1. Tomorrowland is a movie about optimism and hope and brightness and good cheer, which probably explains why it put me in such a foul mood. It’s like that television evangelist who’s so smiley and squeaky-clean that you just know he’s up to something weird when no one’s looking. This movie spends more than two hours telling you that you’re too dour, that the things you like are too dark, that your negativity is killing the planet. (Quite literally so, in this case.) Which might be an appealing point to make if it had anything to say other than, “C’mon, cheer up!” But it doesn’t. It’s two hours of empty platitudes, dull action sequences, slack storytelling, and endless speechifying about Positivity. I am an optimistic person who, sometimes to my own detriment, ultimately believes that human beings are essentially good. I like people. I like to smile. I like to have have hope. But I wanted to throw this movie through a goddamned wall.

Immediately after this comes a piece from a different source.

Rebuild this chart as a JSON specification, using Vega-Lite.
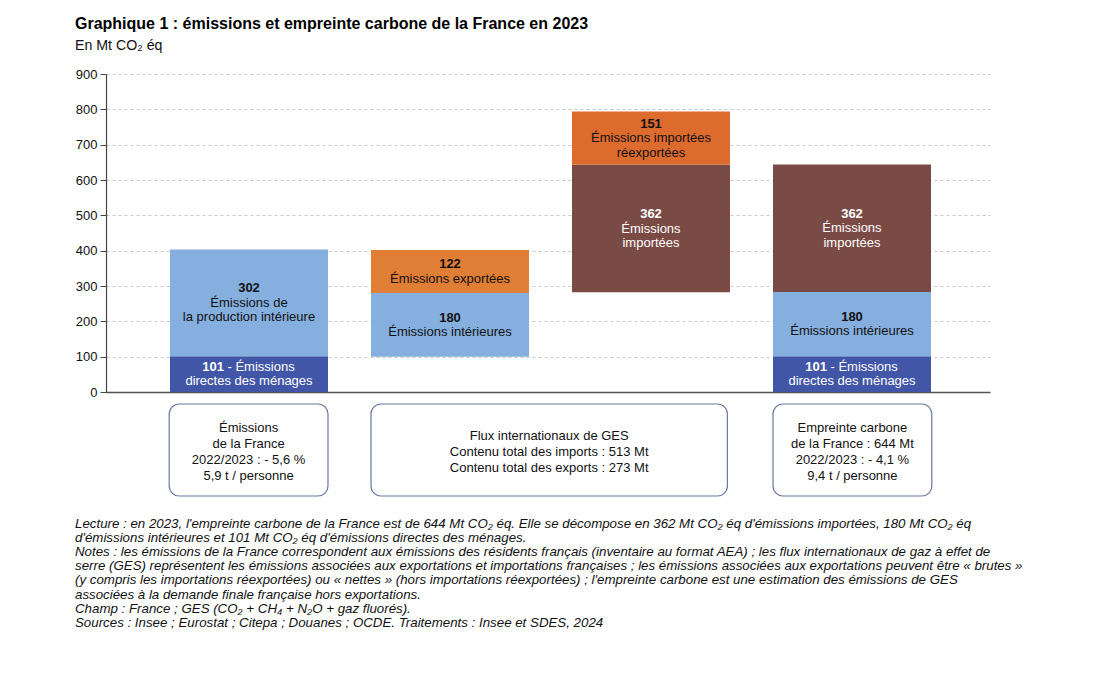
{
  "$schema": "https://vega.github.io/schema/vega-lite/v6.json",
  "background": "white",
  "padding": {"left": 75, "top": 15, "right": 5, "bottom": 5},
  "config": {
    "font": "Liberation Sans",
    "view": {"stroke": null},
    "concat": {"spacing": 4},
    "axisY": {
      "tickCount": 12,
      "grid": true,
      "gridDash": [3, 3],
      "gridColor": "#c8c8c8",
      "gridWidth": 1,
      "domainColor": "#444444",
      "domainWidth": 1.2,
      "tickColor": "#444444",
      "tickSize": 6,
      "labelFontSize": 13,
      "labelColor": "#111111",
      "labelPadding": 3,
      "labelOverlap": false
    }
  },
  "title": {
    "text": "Graphique 1 : émissions et empreinte carbone de la France en 2023",
    "subtitle": "En Mt CO₂ éq",
    "anchor": "start",
    "frame": "bounds",
    "dx": 0,
    "fontSize": 16,
    "fontWeight": "bold",
    "color": "#000000",
    "subtitleFontSize": 14.2,
    "subtitleColor": "#111111",
    "subtitlePadding": 7,
    "offset": 15
  },
  "datasets": {
    "bars": [
      {"col": 1, "seg": "dir", "y0": 0, "y1": 101, "num": "101", "lead": "- Émissions", "desc": ["directes des ménages"]},
      {"col": 1, "seg": "int", "y0": 101, "y1": 403, "num": "302", "desc": ["Émissions de", "la production intérieure"]},
      {"col": 2, "seg": "int", "y0": 100, "y1": 280, "num": "180", "desc": ["Émissions intérieures"]},
      {"col": 2, "seg": "exp", "y0": 280, "y1": 402, "num": "122", "desc": ["Émissions exportées"]},
      {"col": 3, "seg": "imp", "y0": 282, "y1": 643, "num": "362", "desc": ["Émissions", "importées"]},
      {"col": 3, "seg": "reexp", "y0": 643, "y1": 794, "num": "151", "desc": ["Émissions importées", "réexportées"]},
      {"col": 4, "seg": "dir", "y0": 0, "y1": 101, "num": "101", "lead": "- Émissions", "desc": ["directes des ménages"]},
      {"col": 4, "seg": "int", "y0": 101, "y1": 283, "num": "180", "desc": ["Émissions intérieures"]},
      {"col": 4, "seg": "imp", "y0": 283, "y1": 644, "num": "362", "desc": ["Émissions", "importées"]}
    ],
    "boxes": [
      {"from": 0.603, "to": 1.393, "lines": ["Émissions", "de la France", "2022/2023 : - 5,6 %", "5,9 t / personne"]},
      {"from": 1.607, "to": 3.38, "lines": ["Flux internationaux de GES", "Contenu total des imports : 513 Mt", "Contenu total des exports : 273 Mt"]},
      {"from": 3.607, "to": 4.397, "lines": ["Empreinte carbone", "de la France : 644 Mt", "2022/2023 : - 4,1 %", "9,4 t / personne"]}
    ]
  },
  "resolve": {"scale": {"x": "independent", "y": "independent", "color": "independent"}},
  "vconcat": [
    {
      "width": 884,
      "height": 318,
      "data": {"name": "bars"},
      "transform": [{"calculate": "(datum.y0 + datum.y1) / 2", "as": "mid"}],
      "encoding": {
        "x": {
          "field": "col",
          "type": "quantitative",
          "scale": {"domain": [0.2886, 4.6866], "nice": false, "zero": false, "padding": 0},
          "axis": {"domain": true, "domainColor": "#555555", "domainWidth": 1.5, "labels": false, "ticks": false, "grid": false, "title": null}
        }
      },
      "layer": [
        {
          "mark": {"type": "bar", "width": 158},
          "encoding": {
            "y": {
              "field": "y0",
              "type": "quantitative",
              "scale": {"domain": [0, 900], "nice": false},
              "axis": {"values": [0, 100, 200, 300, 400, 500, 600, 700, 800, 900], "tickCount": 12, "title": null}
            },
            "y2": {"field": "y1"},
            "color": {
              "field": "seg",
              "type": "nominal",
              "scale": {"domain": ["dir", "int", "exp", "imp", "reexp"], "range": ["#4156A6", "#85AFDF", "#E07E35", "#7A4A44", "#DD6B2E"]},
              "legend": null
            }
          }
        },
        {
          "transform": [{"filter": "!datum.lead && length(datum.desc) == 1"}],
          "mark": {"type": "text", "fontSize": 13, "fontWeight": "bold", "dy": -7.25, "baseline": "middle"},
          "encoding": {
            "y": {"field": "mid", "type": "quantitative", "axis": {"values": [0, 100, 200, 300, 400, 500, 600, 700, 800, 900], "tickCount": 12, "title": null}},
            "text": {"field": "num"},
            "color": {"condition": {"test": "datum.seg == 'dir' || datum.seg == 'imp'", "value": "white"}, "value": "#111111"}
          }
        },
        {
          "transform": [{"filter": "!datum.lead && length(datum.desc) == 1"}],
          "mark": {"type": "text", "fontSize": 13, "lineHeight": 14.5, "dy": 7.25, "baseline": "middle"},
          "encoding": {
            "y": {"field": "mid", "type": "quantitative", "axis": {"values": [0, 100, 200, 300, 400, 500, 600, 700, 800, 900], "tickCount": 12, "title": null}},
            "text": {"field": "desc"},
            "color": {"condition": {"test": "datum.seg == 'dir' || datum.seg == 'imp'", "value": "white"}, "value": "#111111"}
          }
        },
        {
          "transform": [{"filter": "!datum.lead && length(datum.desc) == 2"}],
          "mark": {"type": "text", "fontSize": 13, "fontWeight": "bold", "dy": -14.5, "baseline": "middle"},
          "encoding": {
            "y": {"field": "mid", "type": "quantitative", "axis": {"values": [0, 100, 200, 300, 400, 500, 600, 700, 800, 900], "tickCount": 12, "title": null}},
            "text": {"field": "num"},
            "color": {"condition": {"test": "datum.seg == 'dir' || datum.seg == 'imp'", "value": "white"}, "value": "#111111"}
          }
        },
        {
          "transform": [{"filter": "!datum.lead && length(datum.desc) == 2"}],
          "mark": {"type": "text", "fontSize": 13, "lineHeight": 14.5, "dy": 0, "baseline": "middle"},
          "encoding": {
            "y": {"field": "mid", "type": "quantitative", "axis": {"values": [0, 100, 200, 300, 400, 500, 600, 700, 800, 900], "tickCount": 12, "title": null}},
            "text": {"field": "desc"},
            "color": {"condition": {"test": "datum.seg == 'dir' || datum.seg == 'imp'", "value": "white"}, "value": "#111111"}
          }
        },
        {
          "transform": [{"filter": "datum.lead"}],
          "mark": {"type": "text", "fontSize": 13, "fontWeight": "bold", "align": "right", "dx": -25, "dy": -7.25, "baseline": "middle", "color": "white"},
          "encoding": {
            "y": {"field": "mid", "type": "quantitative", "axis": {"values": [0, 100, 200, 300, 400, 500, 600, 700, 800, 900], "tickCount": 12, "title": null}},
            "text": {"field": "num"}
          }
        },
        {
          "transform": [{"filter": "datum.lead"}],
          "mark": {"type": "text", "fontSize": 13, "align": "left", "dx": -21.5, "dy": -7.25, "baseline": "middle", "color": "white"},
          "encoding": {
            "y": {"field": "mid", "type": "quantitative", "axis": {"values": [0, 100, 200, 300, 400, 500, 600, 700, 800, 900], "tickCount": 12, "title": null}},
            "text": {"field": "lead"}
          }
        },
        {
          "transform": [{"filter": "datum.lead"}],
          "mark": {"type": "text", "fontSize": 13, "dy": 7.25, "baseline": "middle", "color": "white"},
          "encoding": {
            "y": {"field": "mid", "type": "quantitative", "axis": {"values": [0, 100, 200, 300, 400, 500, 600, 700, 800, 900], "tickCount": 12, "title": null}},
            "text": {"field": "desc"}
          }
        }
      ]
    },
    {
      "width": 884,
      "height": 92,
      "data": {"name": "boxes"},
      "transform": [{"calculate": "(datum.from + datum.to) / 2", "as": "center"}],
      "title": {
        "text": [
          "Lecture : en 2023, l'empreinte carbone de la France est de 644 Mt CO₂ éq. Elle se décompose en 362 Mt CO₂ éq d'émissions importées, 180 Mt CO₂ éq",
          "d'émissions intérieures et 101 Mt CO₂ éq d'émissions directes des ménages.",
          "Notes : les émissions de la France correspondent aux émissions des résidents français (inventaire au format AEA) ; les flux internationaux de gaz à effet de",
          "serre (GES) représentent les émissions associées aux exportations et importations françaises ; les émissions associées aux exportations peuvent être « brutes »",
          "(y compris les importations réexportées) ou « nettes » (hors importations réexportées) ; l'empreinte carbone est une estimation des émissions de GES",
          "associées à la demande finale française hors exportations.",
          "Champ : France ; GES (CO₂ + CH₄ + N₂O + gaz fluorés).",
          "Sources : Insee ; Eurostat ; Citepa ; Douanes ; OCDE. Traitements : Insee et SDES, 2024"
        ],
        "orient": "bottom",
        "anchor": "start",
        "frame": "group",
        "dx": -31,
        "fontSize": 13.3,
        "fontStyle": "italic",
        "fontWeight": "normal",
        "lineHeight": 14.2,
        "offset": 20,
        "color": "#111111"
      },
      "layer": [
        {
          "mark": {"type": "rect", "cornerRadius": 10, "fill": "white", "stroke": "#6a789f", "strokeWidth": 1.2},
          "encoding": {
            "x": {"field": "from", "type": "quantitative", "scale": {"domain": [0.2886, 4.6866], "nice": false, "zero": false, "padding": 0}, "axis": null},
            "x2": {"field": "to"}
          }
        },
        {
          "transform": [{"filter": "length(datum.lines) == 4"}],
          "mark": {"type": "text", "fontSize": 13, "lineHeight": 15.8, "baseline": "middle", "dy": -21.7, "color": "#111111"},
          "encoding": {
            "x": {"field": "center", "type": "quantitative"},
            "text": {"field": "lines"}
          }
        },
        {
          "transform": [{"filter": "length(datum.lines) == 3"}],
          "mark": {"type": "text", "fontSize": 13, "lineHeight": 15.8, "baseline": "middle", "dy": -14, "color": "#111111"},
          "encoding": {
            "x": {"field": "center", "type": "quantitative"},
            "text": {"field": "lines"}
          }
        }
      ]
    }
  ]
}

2. Every minute of Tomorrowland, when you think about it later, starts to feel like a scold. The movie makes much hay of the old story about every man having two wolves that live and fight within him, one representing hate and envy, and the other representing love and hope. Which wolf wins the fight? “The one you feed.” Boy, does that story ever get pounded down your throat. Our hero, Frank (George Clooney), is an exile of the Perfect Utopia of Tomorrowland, a place the world’s greatest minds built in order to protect the Earth and create a safe place for exploring humanity’s capabilities. He lives in a ramshackle home covered with televisions tracking the end of the world, with all of life’s miseries playing out before him. He mourns for us, for the fact that we can’t stop killing ourselves because we’re such sourpusses. Why can’t we look to the stars, like him and the young girl and fellow “chosen one” (nicely played by Britt Robertson) trying to save us, and realize that the world is full of hope? When do we lose touch with what is so wonderful about life? Can’t you turn that frown upside-down?
3. I’m not really exaggerating. There are all sorts of plot lines and setups going on here, but that’s what everything comes down to: The world is terrible because we’re all feeding the wrong wolf. Now, I get this message in theory, and I don’t even disagree with it. But it curdles and sours in this case, because it’s so oppressive. This is a Disney movie about how humanity needs more Disney movies—that sort of vague, empty Disney wisdom where we stop obsessing over the complexity of the world and the legitimate darkness out there, and just all go out into the forest and sing. Have a Coke and smile! Tomorrowland’s “good cheer,” in many ways, comes down to nostalgia. All this talk about the 1964 World’s Fair (which I was not around for, but man, considering how often it’s used as the launching pad for American ingenuity and a wistful reminder of What We Once Were, it must have been amazing) and old-timey robots and NASA-driven laments that We Don’t Dream Anymore ... the whole thing feels, at times, like Baby Boomers shaking their fists at Those Kids Today. We were like this before. Why can’t we be again? Well, because you’re not freaking 12 anymore. The world’s tough sometimes. Take this movie, for example.
4. You’d let more of this go if the driving action were sharper and better-focused, but the strange thing about Tomorrowland is that it’s an annoying social point in search of an actual movie. The whole thing is awkwardly structured, with the plot (such as it is) really not kicking in until the movie’s half over, while major characters drop in and out of the narrative at the filmmakers’ convenience. There are two too many framing devices and flashbacks; by the time we get caught up with real time, it’s almost over. And for a movie that’s all about using your imagination—imploring us not to get caught up in the vulgarities of science, but instead crank up our You Can Do Anything Dream Machines—it sure does spend most of its running time explaining everything that’s going on in extended, dull detail. About half of Clooney’s dialogue in the film is describing this new thing we’re seeing to whoever he’s with. Of course, the other half is him staring vacantly into the heavens, wondering how humanity has fallen so far, musing on whether we can hope and dream our way back, so maybe the explanations are a blessing.
5. How did this film go so wrong? The director is Brad Bird, who has proven himself a master storyteller and visual stylist with The Incredibles and Mission Impossible: Ghost Protocol, and you can see occasional touches of what he might have initially been going for; the actual Tomorrowland of the film is impressively rendered, and some of the flight sequences have the madcap energy of the best parts of The Incredibles. But the movie meanders, with sporadic fits and stops and detours, never rousing itself to actually entertain. It is too busy letting us know that the other movie—the ones full of destruction and chaos and explosions—don’t have the good heart of this one. You get the sense everyone involved patted themselves on the back afterward, congratulating themselves on doing a movie The Right Way, never lowering themselves to the basest instincts of coarse American culture. It’s a movie that would rather feel good about itself than bother to tell a coherent story or stimulate our senses. Tomorrowland keeps telling you how inspirational it is without ever inspiring anything: It means well, and that’s supposed to be enough. It is very proud of itself. It is very, very proud of itself.